START DATASET CONTENT

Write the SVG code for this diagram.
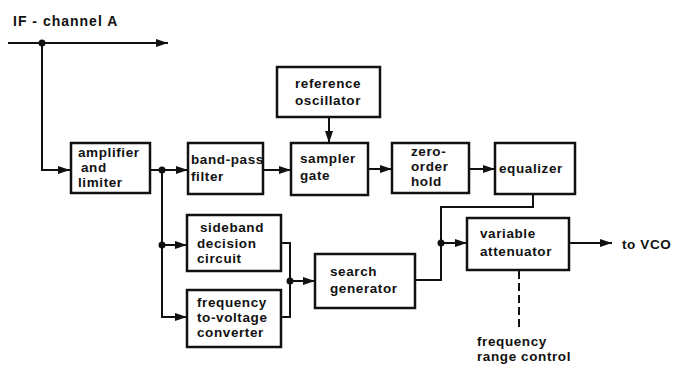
<svg xmlns="http://www.w3.org/2000/svg" width="681" height="368" viewBox="0 0 681 368">
<style>
.box{fill:#fff;stroke:#111;stroke-width:2.5}
.t{font-family:"Liberation Sans",Arial,sans-serif;font-weight:bold;font-size:13.5px;letter-spacing:0.6px;fill:#111}
.c{fill:none;stroke:#111;stroke-width:2}
.dot{fill:#111}
</style>
<defs>
<marker id="ah" markerUnits="userSpaceOnUse" markerWidth="12" markerHeight="8" refX="12" refY="4" orient="auto">
<path d="M0,0 L12,4 L0,8 z" fill="#111"/>
</marker>
</defs>
<rect width="681" height="368" fill="#fff"/>
<text class="t" x="13" y="26" style="letter-spacing:1px;font-size:14px">IF - channel A</text>

<g id="connectors">
<path class="c" d="M8 43 H168" marker-end="url(#ah)"/>
<path class="c" d="M42 43 V170 H70" marker-end="url(#ah)"/>
<path class="c" d="M150 170 H188" marker-end="url(#ah)"/>
<path class="c" d="M162 170 V317 H187" marker-end="url(#ah)"/>
<path class="c" d="M162 245 H187" marker-end="url(#ah)"/>
<path class="c" d="M263 170 H291" marker-end="url(#ah)"/>
<path class="c" d="M329 117 V143" marker-end="url(#ah)"/>
<path class="c" d="M368 169 H392" marker-end="url(#ah)"/>
<path class="c" d="M469 169 H495" marker-end="url(#ah)"/>
<path class="c" d="M533 194 V207 H441 V280 H415"/>
<path class="c" d="M441 243 H467" marker-end="url(#ah)"/>
<path class="c" d="M281 243 H290 V317 H281"/>
<path class="c" d="M290 281 H315" marker-end="url(#ah)"/>
<path class="c" d="M569 243 H612" marker-end="url(#ah)"/>
<path class="c" d="M519 271 V328" stroke-dasharray="8,4"/>
<circle class="dot" cx="42" cy="43" r="3.5"/>
<circle class="dot" cx="162" cy="170" r="3.5"/>
<circle class="dot" cx="162" cy="245" r="3.5"/>
<circle class="dot" cx="290" cy="281" r="3.5"/>
<circle class="dot" cx="441" cy="243" r="3.5"/>
</g>

<g id="amplifier">
<rect class="box" x="71" y="143" width="79" height="50"/>
<text class="t" x="78" y="157">amplifier</text>
<text class="t" x="81" y="172">and</text>
<text class="t" x="78" y="187">limiter</text>
</g>
<g id="bandpass">
<rect class="box" x="188" y="143" width="75" height="51"/>
<text class="t" x="191" y="164">band-pass</text>
<text class="t" x="191" y="181">filter</text>
</g>
<g id="refosc">
<rect class="box" x="277" y="67" width="103" height="50"/>
<text class="t" x="295" y="88">reference</text>
<text class="t" x="295" y="105">oscillator</text>
</g>
<g id="sampler">
<rect class="box" x="291" y="143" width="77" height="52"/>
<text class="t" x="300" y="163">sampler</text>
<text class="t" x="300" y="180">gate</text>
</g>
<g id="zoh">
<rect class="box" x="392" y="143" width="77" height="50"/>
<text class="t" x="411" y="156">zero-</text>
<text class="t" x="411" y="171">order</text>
<text class="t" x="411" y="186">hold</text>
</g>
<g id="equalizer">
<rect class="box" x="495" y="143" width="80" height="51"/>
<text class="t" x="499" y="173">equalizer</text>
</g>
<g id="sideband">
<rect class="box" x="187" y="215" width="94" height="56"/>
<text class="t" x="200" y="232">sideband</text>
<text class="t" x="197" y="248">decision</text>
<text class="t" x="197" y="263">circuit</text>
</g>
<g id="f2v">
<rect class="box" x="187" y="290" width="94" height="57"/>
<text class="t" x="197" y="307">frequency</text>
<text class="t" x="197" y="322">to-voltage</text>
<text class="t" x="197" y="337">converter</text>
</g>
<g id="search">
<rect class="box" x="315" y="254" width="100" height="54"/>
<text class="t" x="330" y="276">search</text>
<text class="t" x="330" y="293">generator</text>
</g>
<g id="attenuator">
<rect class="box" x="467" y="218" width="102" height="52"/>
<text class="t" x="480" y="238">variable</text>
<text class="t" x="480" y="256">attenuator</text>
</g>
<text class="t" x="622" y="249">to VCO</text>
<text class="t" x="477" y="346">frequency</text>
<text class="t" x="477" y="361">range control</text>
</svg>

END DATASET CONTENT

Quote the material exactly. Pictures stay out.

• THE RESPONSE:
Write the SVG code for this diagram.
<svg xmlns="http://www.w3.org/2000/svg" width="681" height="368" viewBox="0 0 681 368">
<style>
.box{fill:#fff;stroke:#111;stroke-width:2.5}
.t{font-family:"Liberation Sans",Arial,sans-serif;font-weight:bold;font-size:13.5px;letter-spacing:0.6px;fill:#111}
.c{fill:none;stroke:#111;stroke-width:2}
.dot{fill:#111}
</style>
<defs>
<marker id="ah" markerUnits="userSpaceOnUse" markerWidth="12" markerHeight="8" refX="12" refY="4" orient="auto">
<path d="M0,0 L12,4 L0,8 z" fill="#111"/>
</marker>
</defs>
<rect width="681" height="368" fill="#fff"/>
<text class="t" x="13" y="26" style="letter-spacing:1px;font-size:14px">IF - channel A</text>

<g id="connectors">
<path class="c" d="M8 43 H168" marker-end="url(#ah)"/>
<path class="c" d="M42 43 V170 H70" marker-end="url(#ah)"/>
<path class="c" d="M150 170 H188" marker-end="url(#ah)"/>
<path class="c" d="M162 170 V317 H187" marker-end="url(#ah)"/>
<path class="c" d="M162 245 H187" marker-end="url(#ah)"/>
<path class="c" d="M263 170 H291" marker-end="url(#ah)"/>
<path class="c" d="M329 117 V143" marker-end="url(#ah)"/>
<path class="c" d="M368 169 H392" marker-end="url(#ah)"/>
<path class="c" d="M469 169 H495" marker-end="url(#ah)"/>
<path class="c" d="M533 194 V207 H441 V280 H415"/>
<path class="c" d="M441 243 H467" marker-end="url(#ah)"/>
<path class="c" d="M281 243 H290 V317 H281"/>
<path class="c" d="M290 281 H315" marker-end="url(#ah)"/>
<path class="c" d="M569 243 H612" marker-end="url(#ah)"/>
<path class="c" d="M519 271 V328" stroke-dasharray="8,4"/>
<circle class="dot" cx="42" cy="43" r="3.5"/>
<circle class="dot" cx="162" cy="170" r="3.5"/>
<circle class="dot" cx="162" cy="245" r="3.5"/>
<circle class="dot" cx="290" cy="281" r="3.5"/>
<circle class="dot" cx="441" cy="243" r="3.5"/>
</g>

<g id="amplifier">
<rect class="box" x="71" y="143" width="79" height="50"/>
<text class="t" x="78" y="157">amplifier</text>
<text class="t" x="81" y="172">and</text>
<text class="t" x="78" y="187">limiter</text>
</g>
<g id="bandpass">
<rect class="box" x="188" y="143" width="75" height="51"/>
<text class="t" x="191" y="164">band-pass</text>
<text class="t" x="191" y="181">filter</text>
</g>
<g id="refosc">
<rect class="box" x="277" y="67" width="103" height="50"/>
<text class="t" x="295" y="88">reference</text>
<text class="t" x="295" y="105">oscillator</text>
</g>
<g id="sampler">
<rect class="box" x="291" y="143" width="77" height="52"/>
<text class="t" x="300" y="163">sampler</text>
<text class="t" x="300" y="180">gate</text>
</g>
<g id="zoh">
<rect class="box" x="392" y="143" width="77" height="50"/>
<text class="t" x="411" y="156">zero-</text>
<text class="t" x="411" y="171">order</text>
<text class="t" x="411" y="186">hold</text>
</g>
<g id="equalizer">
<rect class="box" x="495" y="143" width="80" height="51"/>
<text class="t" x="499" y="173">equalizer</text>
</g>
<g id="sideband">
<rect class="box" x="187" y="215" width="94" height="56"/>
<text class="t" x="200" y="232">sideband</text>
<text class="t" x="197" y="248">decision</text>
<text class="t" x="197" y="263">circuit</text>
</g>
<g id="f2v">
<rect class="box" x="187" y="290" width="94" height="57"/>
<text class="t" x="197" y="307">frequency</text>
<text class="t" x="197" y="322">to-voltage</text>
<text class="t" x="197" y="337">converter</text>
</g>
<g id="search">
<rect class="box" x="315" y="254" width="100" height="54"/>
<text class="t" x="330" y="276">search</text>
<text class="t" x="330" y="293">generator</text>
</g>
<g id="attenuator">
<rect class="box" x="467" y="218" width="102" height="52"/>
<text class="t" x="480" y="238">variable</text>
<text class="t" x="480" y="256">attenuator</text>
</g>
<text class="t" x="622" y="249">to VCO</text>
<text class="t" x="477" y="346">frequency</text>
<text class="t" x="477" y="361">range control</text>
</svg>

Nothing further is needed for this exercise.